When I got sick with Lyme, I was teaching and practicing yoga full-time. I had to rewrite what a ‘yoga practice’ was for me because if I still measured a good practice based on my ability to stand on my head or balance on my forearms I would forever feel like a loser. I didn’t have the energy or the strength to do anything I used to do. Many days, early on in my illness, my practice involved rolling out my mat, lying on top of it, and crying. I learned, strangely, that this type of practice was just as ‘effective’ or just as ‘valid’ as all the impressive poses that I could no longer do. I made peace with rewriting my practice. I haven’t balanced on my forearms since and no longer feel like I’m missing out on anything.

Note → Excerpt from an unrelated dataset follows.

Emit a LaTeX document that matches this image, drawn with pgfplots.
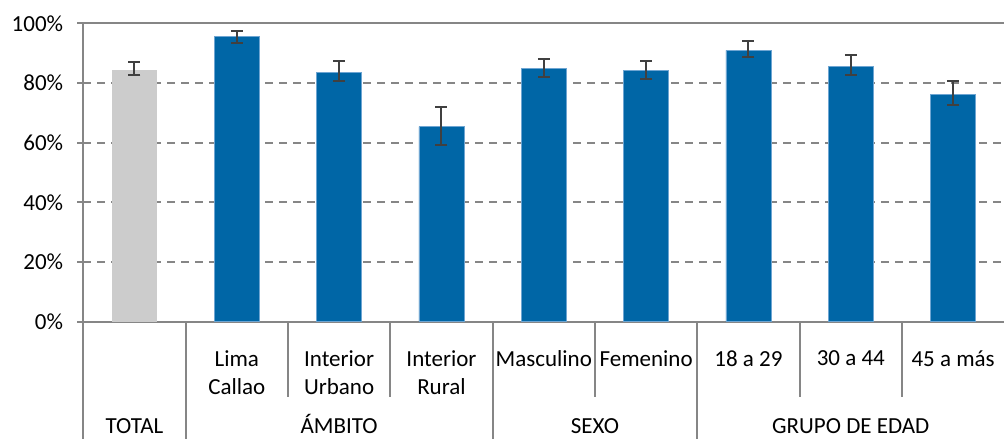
\documentclass[border=0pt]{standalone}
\usepackage{pgfplots}
\pgfplotsset{compat=1.18}
\usepackage{fontspec}
\setmainfont{Carlito}

\definecolor{barblue}{RGB}{0,102,166}
\definecolor{baredge}{RGB}{110,165,210}
\definecolor{totalgray}{RGB}{204,204,204}
\definecolor{gridgray}{RGB}{134,134,134}
\definecolor{errgray}{RGB}{64,64,64}

\begin{document}
\fontsize{23}{27.5}\selectfont
\begin{tikzpicture}
\begin{axis}[
    scale only axis,
    width=921pt, height=298.4pt,
    xmin=-0.5, xmax=8.5,
    ymin=0, ymax=100,
    clip=false,
    axis lines=left,
    axis line style={draw=gridgray, line width=2pt, -},
    ytick={0,20,40,60,80,100},
    yticklabel={\pgfmathprintnumber[assume math mode=true]{\tick}\%},
    yticklabel style={inner sep=0pt, xshift=-14pt},
    tick align=outside,
    major tick length=6pt,
    ytick style={draw=gridgray, line width=2pt},
    xtick={0,1,2,3,4,5,6,7,8},
    xtick style={draw=none},
    xticklabels={{},{Lima\\Callao},{Interior\\Urbano},{Interior\\Rural},Masculino,Femenino,18 a 29,30 a 44,45 a más},
    xticklabel style={anchor=north, align=center, inner sep=0pt, yshift=-23pt},
    ymajorgrids,
    grid style={draw=gridgray, line width=2pt, dash pattern=on 8pt off 6pt},
    error bars/error bar style={draw=errgray, line width=2pt},
    error bars/error mark options={rotate=90, mark size=6pt, draw=errgray, line width=2pt},
]
% TOTAL
\addplot[ybar, bar width=45pt, bar shift=0pt, fill=totalgray, draw=none,
    error bars/.cd, y dir=both, y explicit]
  coordinates {(0,84.3) += (0,2.6) -= (0,1.7)};
% categories
\addplot[ybar, bar width=45pt, bar shift=0pt, fill=barblue, draw=baredge, line width=0.8pt,
    error bars/.cd, y dir=both, y explicit]
  coordinates {
    (1,95.7) += (0,1.7) -= (0,2.4)
    (2,83.6) += (0,3.7) -= (0,2.9)
    (3,65.4) += (0,6.5) -= (0,6.3)
    (4,84.8) += (0,3.2) -= (0,2.9)
    (5,84.2) += (0,3.1) -= (0,3.0)
    (6,90.9) += (0,3.1) -= (0,2.2)
    (7,85.5) += (0,3.8) -= (0,2.9)
    (8,76.1) += (0,4.6) -= (0,3.6)
  };
% top border line
\draw[gridgray, line width=2pt] (axis cs:-0.5,100) -- (axis cs:8.5,100);
% separators of the category axis
\pgfplotsinvokeforeach{-0.5,0.5,3.5,5.5}{
  \draw[gridgray, line width=2pt] (axis cs:#1,0) -- ([yshift=-120pt]axis cs:#1,0);
}
\pgfplotsinvokeforeach{1.5,2.5,4.5,6.5,7.5}{
  \draw[gridgray, line width=2pt] (axis cs:#1,0) -- ([yshift=-75pt]axis cs:#1,0);
}
% group labels
\node[anchor=base, yshift=-112pt] at (axis cs:0,0) {TOTAL};
\node[anchor=base, yshift=-112pt] at (axis cs:2,0) {ÁMBITO};
\node[anchor=base, yshift=-112pt] at (axis cs:4.5,0) {SEXO};
\node[anchor=base, yshift=-112pt] at (axis cs:7,0) {GRUPO DE EDAD};
\end{axis}
\pgfresetboundingbox
\path[use as bounding box] (-83.3pt,-117.3pt) rectangle (921.7pt,321.7pt);
\end{tikzpicture}
\end{document}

I realize that the outer form isn’t actually where the true practice lies.

Similarly, I’m learning that the intangible, the process, the ‘getting nowhere’, is just as valid as the appearance of ‘getting somewhere.’ I’m learning that my experience isn’t suppose to be different than it is and when I can relax into what is here, everything is actually okay—more than okay. There is nowhere to get to.

This getting nowhere of mine…Would it impress you? Probably not. Will you ‘Like’ what I share about it on Facebook? An odd few of you might. Will I make the evening news or win a popularity contest? Nope. Will my ego squirm a bit and try to rope me into striving or grasping for something else? Of course it will.

But somehow, when I can allow for ‘what is’, I am wealthy in my communion with the now. I am in integrity and in the flow of life. I am—the same as anyone else is—and that is enough. I am making a bouquet with the flowers I have.



Just for today, imagine that absolutely everything about you and your life has been orchestrated by divine design. Leave nothing out—especially the things about yourself and your life that you’re convinced need fixing or changing—that extra weight, your debt, the conflict with your spouse, an illness—imagine that it’s all a divine set-up, down to the very last detail. I invite you to be curious about ‘what is’ as oppose to trying to figure it out, fight it, or make it change. Is it possible to allow for, and lean into, what shows up? How does this change the quality of the day?